### Instructions to follow
Select the lines that contain "code" and copy each of them.

=======

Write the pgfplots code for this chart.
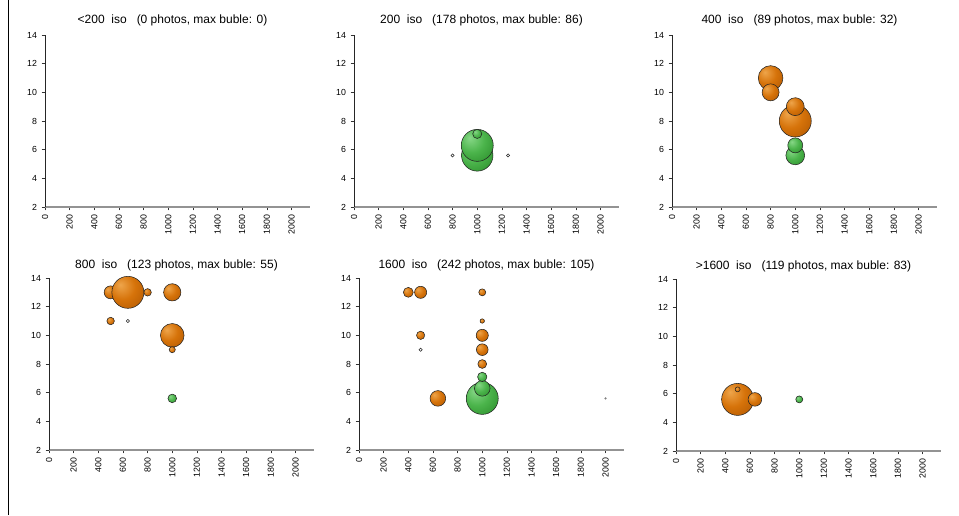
\documentclass[border=0pt]{standalone}
\usepackage{fontspec}
\setmainfont{Liberation Sans}
\usepackage{pgfplots}
\pgfplotsset{compat=1.18}
\usetikzlibrary{plotmarks}

\definecolor{oL}{RGB}{238,165,75}
\definecolor{oM}{RGB}{214,115,10}
\definecolor{oD}{RGB}{172,84,0}
\definecolor{gL}{RGB}{135,215,135}
\definecolor{gM}{RGB}{75,180,75}
\definecolor{gD}{RGB}{38,135,38}
\definecolor{edge}{RGB}{35,35,35}

\pgfdeclareradialshading{oshade}{\pgfpoint{-12bp}{12bp}}{color(0bp)=(oL); color(20bp)=(oM); color(45bp)=(oD); color(75bp)=(oD)}
\pgfdeclareradialshading{gshade}{\pgfpoint{-12bp}{12bp}}{color(0bp)=(gL); color(20bp)=(gM); color(45bp)=(gD); color(75bp)=(gD)}
\pgfdeclareplotmark{oball}{\pgfpathcircle{\pgfpointorigin}{\pgfplotmarksize}\pgfshadepath{oshade}{0}\pgfpathcircle{\pgfpointorigin}{\pgfplotmarksize}\pgfusepath{stroke}}
\pgfdeclareplotmark{gball}{\pgfpathcircle{\pgfpointorigin}{\pgfplotmarksize}\pgfshadepath{gshade}{0}\pgfpathcircle{\pgfpointorigin}{\pgfplotmarksize}\pgfusepath{stroke}}

\pgfplotsset{
  panel/.style={scale only axis, width=198.75pt, height=129pt,
    xmin=0, xmax=2150, ymin=2, ymax=14,
    xtick={0,200,...,2000}, ytick={2,4,...,14},
    axis x line*=bottom, axis y line*=left,
    x axis line style={draw=gray!85, line width=1pt},
    y axis line style={draw=black!85, line width=0.6pt},
    tick align=outside, major tick length=2.5pt,
    every tick/.style={black!80, line width=0.5pt},
    xticklabel style={rotate=90, anchor=east, font=\fontsize{6.6}{7}\selectfont},
    yticklabel style={font=\fontsize{6.6}{7}\selectfont},
    /pgf/number format/assume math mode=true,
    /pgf/number format/1000 sep={},
    every axis title/.style={font=\fontsize{9}{11}\selectfont, at={(0.5,1)}, anchor=center, xshift=-3.75pt, yshift=11.25pt},
    anchor=south west, clip=false},
  lowrow/.style={every axis title/.style={font=\fontsize{9}{11}\selectfont, at={(0.5,1)}, anchor=center, xshift=-3.75pt, yshift=9.75pt}},
  bub/.style={scatter, only marks, mark=#1,
    scatter/use mapped color={draw=edge, fill=white},
    visualization depends on={12*sqrt(\thisrow{n}/\mx) \as \bubr},
    scatter/@pre marker code/.append style={/tikz/mark size=\bubr},
    mark options={line width=0.4pt}},
  hollow/.style={only marks, mark=*, mark size=1.2pt, mark options={draw=edge, fill=white, line width=0.4pt}}
}

\begin{document}
\begin{tikzpicture}
\useasboundingbox (0,0) rectangle (719.25pt,386.25pt);

% <200 iso
\def\mx{1}
\begin{axis}[panel, at={(33.75pt,231pt)}, title={<200\ \ iso\ \ \ (0 photos, max buble: 0)}]
\end{axis}

% 200 iso
\def\mx{86}
\begin{axis}[panel, at={(265.5pt,231pt)}, title={200\ \ iso\ \ \ (178 photos, max buble: 86)}]
\addplot[bub=gball] table[x=x,y=y]{
x y n
1000 5.6 83
1000 6.3 86
1000 7.1 7
};
\addplot[hollow] table[x=x,y=y]{
x y
800 5.6
1250 5.6
};
\end{axis}

% 400 iso
\def\mx{32}
\begin{axis}[panel, at={(504pt,231pt)}, title={400\ \ iso\ \ \ (89 photos, max buble: 32)}]
\addplot[bub=gball] table[x=x,y=y]{
x y n
1000 5.6 11
1000 6.3 7
1000 7.1 1
};
\addplot[bub=oball] table[x=x,y=y]{
x y n
1000 8 32
1000 9 10
800 11 19
800 10 9
};
\end{axis}

% 800 iso
\def\mx{55}
\begin{axis}[panel, lowrow, at={(36.75pt,48.75pt)}, title={800\ \ iso\ \ \ (123 photos, max buble: 55)}]
\addplot[bub=gball] table[x=x,y=y]{
x y n
1000 5.6 4
};
\addplot[bub=oball] table[x=x,y=y]{
x y n
500 13 9
640 13 55
800 13 3
1000 13 16
500 11 3
1000 10 30
1000 9 2
};
\addplot[hollow] table[x=x,y=y]{
x y
640 11
};
\end{axis}

% 1600 iso
\def\mx{105}
\begin{axis}[panel, lowrow, at={(269.25pt,48.75pt)}, title={1600\ \ iso\ \ \ (242 photos, max buble: 105)}]
\addplot[bub=gball] table[x=x,y=y]{
x y n
1000 5.6 105
1000 6.3 25
1000 7.1 9
};
\addplot[bub=oball] table[x=x,y=y]{
x y n
400 13 10
500 13 15
1000 13 5
1000 11 2
500 10 7
1000 10 15
1000 9 14
1000 8 8
640 5.6 25
};
\addplot[hollow] table[x=x,y=y]{
x y
500 9
};
\addplot[only marks, mark=*, mark size=0.6pt, mark options={draw=gray, fill=gray}] table[x=x,y=y]{
x y
2000 5.6
};
\end{axis}

% >1600 iso
\def\mx{83}
\begin{axis}[panel, lowrow, at={(507pt,48pt)}, title={>1600\ \ iso\ \ \ (119 photos, max buble: 83)}]
\addplot[bub=gball] table[x=x,y=y]{
x y n
1000 5.6 4
};
\addplot[bub=oball] table[x=x,y=y]{
x y n
500 5.6 83
640 5.6 15
500 6.3 2
};
\end{axis}

\draw[black, line width=0.75pt] (6pt,0pt) -- (6pt,386.25pt);
\end{tikzpicture}
\end{document}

=======

### Output for this task
Write the pgfplots code for this chart.
    scatter/@pre marker code/.append style={/tikz/mark size=\bubr},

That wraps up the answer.